Wednesday, August 31, 2016

Florida Libertarians Nominate Stanton for US Senate

Congratulations to Paul Stanton, who won the Libertarian Party's nomination for US Senate from Florida in yesterday's primary. As my readers/listeners know, I supported Paul in the primary.

Congratulations also to Augustus Invictus, who ran an ... interesting ... campaign. As my readers/listeners know, I opposed Invictus in the primary.

Now is not the time to pick on Invictus, and I'm not going to. But a couple of thoughts on what happened and why:

About 4,000 people voted in Florida's first-ever statewide Libertarian primary.

As much as those of us who are involved in the LP would like to think that they all looked closely at the candidates, carefully weighed those candidates' qualifications and positions, and did their best to "pick the best man," that's almost certainly not what happened.

I would be surprised if as many as 500 of those voters could identify either of the candidates in a lineup or state their mutual positions on so much as a single issue, and those 500 made up their minds early and stuck with their decisions.

Augustus did not lose the primary because of his philosophy or his political positions. He lost the primary because for his particular branding strategy to succeed, he would have needed at least a full order of magnitude more media attention than he got. He would have also had to do certain things with that attention, but the first step was getting the attention. And he made a damn good effort at getting it. I don't know that anyone could have succeeded where he failed given the same playing field and set of facts.

So, 7/8ths of the Libertarian primary voters went to the polls not knowing either of the candidates from Adam.

Those voters saw two names: Paul Stanton and Augustus Invictus. Or, rather, they saw two implied descriptors: Normal and weird.

Most of them voted for normal because most people, ceteris paribus, prefer normal to weird.

A few voted for weird because, ceteris paribus, they prefer weird to normal.

The people who had a strong preference for Invictus's particular brand of weird were among the 500 who actually followed the primary race and formed strong, at least somewhat informed, opinions of the candidates.

Personally, I could see myself having voted for Invictus if the weirdness branding (and the procured publicity for the weirdness branding) had been a lot more LSD Journals/strip club threesomes and a lot less Huey Long meets Benito Mussolini.

Or, to put a finer point on it -- and I am talking presentation, not content, here -- a lot more Hunter S. Thompson/Freak Power and a lot less David Duke/National Association for the Advancement of White People.

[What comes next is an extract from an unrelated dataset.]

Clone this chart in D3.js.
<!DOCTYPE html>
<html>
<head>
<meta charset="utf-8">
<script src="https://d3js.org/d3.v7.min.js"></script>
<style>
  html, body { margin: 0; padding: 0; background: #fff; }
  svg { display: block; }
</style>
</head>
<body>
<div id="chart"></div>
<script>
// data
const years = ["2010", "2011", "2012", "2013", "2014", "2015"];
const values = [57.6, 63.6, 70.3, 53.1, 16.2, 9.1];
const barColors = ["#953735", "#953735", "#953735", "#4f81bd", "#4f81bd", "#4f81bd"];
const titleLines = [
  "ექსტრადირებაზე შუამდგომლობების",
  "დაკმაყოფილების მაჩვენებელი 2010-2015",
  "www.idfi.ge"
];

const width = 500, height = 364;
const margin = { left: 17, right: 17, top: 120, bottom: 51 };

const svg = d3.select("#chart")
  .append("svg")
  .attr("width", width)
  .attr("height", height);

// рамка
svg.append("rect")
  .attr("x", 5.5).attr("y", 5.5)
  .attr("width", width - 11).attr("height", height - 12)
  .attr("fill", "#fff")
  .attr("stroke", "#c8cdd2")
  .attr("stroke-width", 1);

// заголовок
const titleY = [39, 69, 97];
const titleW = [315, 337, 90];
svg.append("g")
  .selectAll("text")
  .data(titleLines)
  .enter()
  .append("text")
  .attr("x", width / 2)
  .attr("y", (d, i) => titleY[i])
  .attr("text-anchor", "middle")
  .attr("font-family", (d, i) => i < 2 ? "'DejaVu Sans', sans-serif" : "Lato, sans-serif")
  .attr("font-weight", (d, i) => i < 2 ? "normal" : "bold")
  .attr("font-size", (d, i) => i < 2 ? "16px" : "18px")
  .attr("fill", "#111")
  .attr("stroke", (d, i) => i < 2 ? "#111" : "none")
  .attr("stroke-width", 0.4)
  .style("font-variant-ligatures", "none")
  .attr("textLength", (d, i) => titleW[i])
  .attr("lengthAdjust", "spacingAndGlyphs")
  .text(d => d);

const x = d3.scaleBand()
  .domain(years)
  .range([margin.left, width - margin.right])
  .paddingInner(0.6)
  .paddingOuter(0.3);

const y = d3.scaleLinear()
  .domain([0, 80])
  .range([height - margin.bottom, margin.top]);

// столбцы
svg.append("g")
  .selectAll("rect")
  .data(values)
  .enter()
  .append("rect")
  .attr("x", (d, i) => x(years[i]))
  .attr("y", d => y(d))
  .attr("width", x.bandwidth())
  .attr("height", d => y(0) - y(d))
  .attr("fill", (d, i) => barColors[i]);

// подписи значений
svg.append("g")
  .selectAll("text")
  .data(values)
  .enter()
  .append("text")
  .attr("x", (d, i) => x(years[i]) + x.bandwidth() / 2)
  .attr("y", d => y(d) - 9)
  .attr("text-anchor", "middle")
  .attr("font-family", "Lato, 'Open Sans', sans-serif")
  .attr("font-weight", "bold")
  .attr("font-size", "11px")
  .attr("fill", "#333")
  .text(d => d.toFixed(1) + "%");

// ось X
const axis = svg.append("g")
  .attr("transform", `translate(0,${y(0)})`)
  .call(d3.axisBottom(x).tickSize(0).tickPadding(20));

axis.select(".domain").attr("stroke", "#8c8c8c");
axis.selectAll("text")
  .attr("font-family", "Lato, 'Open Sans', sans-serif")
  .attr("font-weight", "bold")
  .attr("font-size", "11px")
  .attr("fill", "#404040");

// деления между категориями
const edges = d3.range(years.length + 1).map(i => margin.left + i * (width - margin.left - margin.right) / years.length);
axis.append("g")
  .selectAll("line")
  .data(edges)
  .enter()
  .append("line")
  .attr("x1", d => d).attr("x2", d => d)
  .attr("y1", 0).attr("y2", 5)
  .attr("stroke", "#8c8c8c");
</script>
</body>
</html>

But, of course, that's because I'm pretty weird myself. Weirdness of any type wouldn't have carried the general election for a third party candidate, although it might have made the general election fun and interesting. Vis a vis major party weirdness, I was rooting for Alan Grayson in the Democratic primary -- he would have whipped Marco Rubio's ass in November and the next 60-odd days would have been great fun.

I am not trying to take anything away from either of these gentlemen. They both worked hard. Mr. Stanton deserves his victory and I'm glad he won. I'm glad Invictus lost, but am grateful to him for making things VERY interesting.